Exercise goal: From the listing below, select every line where the word "using" appears.

Dataset extract:
·····

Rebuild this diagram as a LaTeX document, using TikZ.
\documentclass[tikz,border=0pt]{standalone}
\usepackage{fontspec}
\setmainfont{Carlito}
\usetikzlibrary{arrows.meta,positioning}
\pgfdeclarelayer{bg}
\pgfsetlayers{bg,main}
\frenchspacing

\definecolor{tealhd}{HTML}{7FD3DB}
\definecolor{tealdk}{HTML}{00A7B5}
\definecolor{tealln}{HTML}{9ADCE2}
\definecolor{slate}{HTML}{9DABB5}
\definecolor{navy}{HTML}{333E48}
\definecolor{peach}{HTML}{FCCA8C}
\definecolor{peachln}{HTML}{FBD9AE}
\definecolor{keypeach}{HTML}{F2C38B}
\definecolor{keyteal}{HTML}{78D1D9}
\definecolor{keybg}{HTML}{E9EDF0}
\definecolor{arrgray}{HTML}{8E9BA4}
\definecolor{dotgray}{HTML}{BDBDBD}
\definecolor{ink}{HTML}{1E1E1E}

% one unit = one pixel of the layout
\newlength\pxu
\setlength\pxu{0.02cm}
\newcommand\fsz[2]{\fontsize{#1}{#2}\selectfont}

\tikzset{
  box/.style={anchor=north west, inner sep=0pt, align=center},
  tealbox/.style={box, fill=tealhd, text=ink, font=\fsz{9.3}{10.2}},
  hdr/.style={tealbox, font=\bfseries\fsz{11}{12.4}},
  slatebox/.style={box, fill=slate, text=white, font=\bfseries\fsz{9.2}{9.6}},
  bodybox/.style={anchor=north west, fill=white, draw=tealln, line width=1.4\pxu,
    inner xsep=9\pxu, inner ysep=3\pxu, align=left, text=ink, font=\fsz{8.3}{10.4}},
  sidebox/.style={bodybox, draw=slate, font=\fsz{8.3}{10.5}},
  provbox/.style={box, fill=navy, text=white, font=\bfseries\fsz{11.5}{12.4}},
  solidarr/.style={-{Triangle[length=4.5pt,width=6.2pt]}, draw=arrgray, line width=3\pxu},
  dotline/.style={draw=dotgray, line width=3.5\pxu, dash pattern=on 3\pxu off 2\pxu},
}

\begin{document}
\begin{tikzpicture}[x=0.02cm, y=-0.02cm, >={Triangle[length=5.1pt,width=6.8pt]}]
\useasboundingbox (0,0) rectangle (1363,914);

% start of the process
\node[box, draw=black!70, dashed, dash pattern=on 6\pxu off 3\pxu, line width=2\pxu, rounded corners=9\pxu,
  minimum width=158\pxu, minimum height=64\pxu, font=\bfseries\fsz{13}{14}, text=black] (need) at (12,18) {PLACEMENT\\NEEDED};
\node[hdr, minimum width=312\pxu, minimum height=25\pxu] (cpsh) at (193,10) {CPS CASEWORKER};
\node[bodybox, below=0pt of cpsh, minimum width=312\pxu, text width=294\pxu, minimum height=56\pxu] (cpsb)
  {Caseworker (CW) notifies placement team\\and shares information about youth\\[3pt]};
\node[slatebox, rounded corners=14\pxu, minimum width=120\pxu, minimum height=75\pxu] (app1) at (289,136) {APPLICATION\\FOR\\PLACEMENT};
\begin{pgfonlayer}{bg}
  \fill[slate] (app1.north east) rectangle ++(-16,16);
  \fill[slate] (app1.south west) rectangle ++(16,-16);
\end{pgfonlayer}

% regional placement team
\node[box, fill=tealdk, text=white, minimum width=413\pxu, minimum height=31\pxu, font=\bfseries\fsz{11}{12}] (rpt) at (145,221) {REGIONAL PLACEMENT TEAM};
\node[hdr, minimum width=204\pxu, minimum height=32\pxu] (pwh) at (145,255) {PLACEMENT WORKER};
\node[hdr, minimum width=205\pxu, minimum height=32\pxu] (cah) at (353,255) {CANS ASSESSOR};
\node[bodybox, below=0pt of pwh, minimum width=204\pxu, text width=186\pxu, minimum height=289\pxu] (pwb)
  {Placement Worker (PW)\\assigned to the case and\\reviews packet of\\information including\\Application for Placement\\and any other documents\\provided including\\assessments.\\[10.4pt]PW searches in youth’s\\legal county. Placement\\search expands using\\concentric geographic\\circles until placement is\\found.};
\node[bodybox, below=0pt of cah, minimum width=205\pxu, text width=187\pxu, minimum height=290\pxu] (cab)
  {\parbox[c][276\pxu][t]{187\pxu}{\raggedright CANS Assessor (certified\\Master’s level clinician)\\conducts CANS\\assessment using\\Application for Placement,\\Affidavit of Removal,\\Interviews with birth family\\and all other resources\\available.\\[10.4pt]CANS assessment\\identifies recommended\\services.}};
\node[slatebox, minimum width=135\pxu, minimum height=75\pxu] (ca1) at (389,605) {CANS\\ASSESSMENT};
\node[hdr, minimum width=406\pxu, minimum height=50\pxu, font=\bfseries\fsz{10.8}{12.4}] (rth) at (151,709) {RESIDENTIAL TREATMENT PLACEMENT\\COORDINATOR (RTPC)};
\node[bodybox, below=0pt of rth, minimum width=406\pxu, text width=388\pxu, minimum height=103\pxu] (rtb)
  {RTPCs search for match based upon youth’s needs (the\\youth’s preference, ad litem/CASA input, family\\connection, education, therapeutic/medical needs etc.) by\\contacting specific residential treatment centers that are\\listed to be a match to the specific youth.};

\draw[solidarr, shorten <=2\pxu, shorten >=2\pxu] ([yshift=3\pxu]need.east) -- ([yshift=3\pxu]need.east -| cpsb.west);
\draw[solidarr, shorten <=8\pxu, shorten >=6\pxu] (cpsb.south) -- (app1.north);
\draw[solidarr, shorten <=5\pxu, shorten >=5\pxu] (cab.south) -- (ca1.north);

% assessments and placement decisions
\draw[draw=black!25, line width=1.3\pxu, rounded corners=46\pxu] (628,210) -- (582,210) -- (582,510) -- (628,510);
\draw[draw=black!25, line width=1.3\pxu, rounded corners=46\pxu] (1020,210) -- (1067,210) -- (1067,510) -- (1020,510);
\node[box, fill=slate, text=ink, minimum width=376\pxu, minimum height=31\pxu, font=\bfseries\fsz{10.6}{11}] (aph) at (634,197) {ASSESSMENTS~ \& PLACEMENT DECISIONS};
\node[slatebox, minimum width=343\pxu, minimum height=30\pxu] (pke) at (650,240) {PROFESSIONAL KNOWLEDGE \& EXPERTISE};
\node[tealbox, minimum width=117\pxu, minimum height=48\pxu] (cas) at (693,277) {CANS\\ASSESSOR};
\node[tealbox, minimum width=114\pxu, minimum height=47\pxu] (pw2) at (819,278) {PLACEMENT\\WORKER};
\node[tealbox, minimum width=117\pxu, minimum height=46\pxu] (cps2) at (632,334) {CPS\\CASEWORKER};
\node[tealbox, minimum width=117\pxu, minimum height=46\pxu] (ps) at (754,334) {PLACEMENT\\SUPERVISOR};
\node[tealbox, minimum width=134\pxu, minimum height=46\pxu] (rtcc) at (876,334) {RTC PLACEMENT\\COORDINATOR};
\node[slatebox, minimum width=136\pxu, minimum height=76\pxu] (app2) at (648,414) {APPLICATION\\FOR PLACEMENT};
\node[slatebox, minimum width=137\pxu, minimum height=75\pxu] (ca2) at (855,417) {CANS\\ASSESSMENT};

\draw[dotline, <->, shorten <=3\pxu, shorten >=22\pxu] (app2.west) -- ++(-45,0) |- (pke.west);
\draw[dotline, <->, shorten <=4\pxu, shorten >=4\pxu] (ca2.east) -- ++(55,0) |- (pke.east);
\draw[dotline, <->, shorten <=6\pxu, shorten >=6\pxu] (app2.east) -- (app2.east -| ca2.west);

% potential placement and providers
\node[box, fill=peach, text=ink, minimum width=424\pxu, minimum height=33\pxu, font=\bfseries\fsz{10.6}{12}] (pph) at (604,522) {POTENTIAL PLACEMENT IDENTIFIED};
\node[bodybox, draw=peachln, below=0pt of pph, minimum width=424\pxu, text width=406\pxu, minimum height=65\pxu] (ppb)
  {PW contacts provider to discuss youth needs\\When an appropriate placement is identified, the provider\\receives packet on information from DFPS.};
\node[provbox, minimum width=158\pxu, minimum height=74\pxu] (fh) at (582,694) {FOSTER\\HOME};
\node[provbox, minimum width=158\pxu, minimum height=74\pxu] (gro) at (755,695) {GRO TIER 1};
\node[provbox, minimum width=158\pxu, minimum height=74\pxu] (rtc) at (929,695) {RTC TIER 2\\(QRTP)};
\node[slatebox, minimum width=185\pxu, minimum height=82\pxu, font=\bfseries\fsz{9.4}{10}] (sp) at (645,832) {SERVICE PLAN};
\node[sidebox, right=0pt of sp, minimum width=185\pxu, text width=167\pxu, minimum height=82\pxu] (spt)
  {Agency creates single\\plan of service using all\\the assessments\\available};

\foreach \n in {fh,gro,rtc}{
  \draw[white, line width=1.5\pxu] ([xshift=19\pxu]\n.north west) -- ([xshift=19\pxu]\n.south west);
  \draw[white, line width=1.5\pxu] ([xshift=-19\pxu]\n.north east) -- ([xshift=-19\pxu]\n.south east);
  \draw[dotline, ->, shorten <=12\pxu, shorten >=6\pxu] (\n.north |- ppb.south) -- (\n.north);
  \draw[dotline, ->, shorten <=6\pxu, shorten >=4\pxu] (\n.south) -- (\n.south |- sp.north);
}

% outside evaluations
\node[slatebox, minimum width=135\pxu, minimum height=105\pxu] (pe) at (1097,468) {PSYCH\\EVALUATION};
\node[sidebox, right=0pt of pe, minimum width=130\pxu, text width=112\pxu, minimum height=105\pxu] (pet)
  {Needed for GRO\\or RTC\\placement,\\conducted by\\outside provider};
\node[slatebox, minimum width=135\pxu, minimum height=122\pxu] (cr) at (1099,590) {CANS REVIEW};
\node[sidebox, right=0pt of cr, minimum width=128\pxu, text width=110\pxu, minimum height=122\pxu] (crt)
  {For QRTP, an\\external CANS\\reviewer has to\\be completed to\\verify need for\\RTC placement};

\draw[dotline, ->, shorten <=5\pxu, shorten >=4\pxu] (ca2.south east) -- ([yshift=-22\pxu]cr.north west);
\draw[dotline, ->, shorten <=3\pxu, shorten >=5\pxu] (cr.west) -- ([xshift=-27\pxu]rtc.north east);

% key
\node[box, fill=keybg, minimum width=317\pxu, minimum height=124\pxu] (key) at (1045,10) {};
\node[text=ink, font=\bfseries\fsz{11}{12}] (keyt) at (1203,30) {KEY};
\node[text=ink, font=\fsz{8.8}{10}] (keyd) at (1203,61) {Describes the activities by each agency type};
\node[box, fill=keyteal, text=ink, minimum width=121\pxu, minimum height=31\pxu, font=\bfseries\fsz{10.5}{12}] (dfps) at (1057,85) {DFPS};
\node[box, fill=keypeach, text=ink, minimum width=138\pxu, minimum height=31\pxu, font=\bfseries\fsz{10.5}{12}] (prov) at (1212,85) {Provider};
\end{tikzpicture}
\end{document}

·····

Response to this task:
Rebuild this diagram as a LaTeX document, using TikZ.
  {Placement Worker (PW)\\assigned to the case and\\reviews packet of\\information including\\Application for Placement\\and any other documents\\provided including\\assessments.\\[10.4pt]PW searches in youth’s\\legal county. Placement\\search expands using\\concentric geographic\\circles until placement is\\found.};
  {\parbox[c][276\pxu][t]{187\pxu}{\raggedright CANS Assessor (certified\\Master’s level clinician)\\conducts CANS\\assessment using\\Application for Placement,\\Affidavit of Removal,\\Interviews with birth family\\and all other resources\\available.\\[10.4pt]CANS assessment\\identifies recommended\\services.}};
  {Agency creates single\\plan of service using all\\the assessments\\available};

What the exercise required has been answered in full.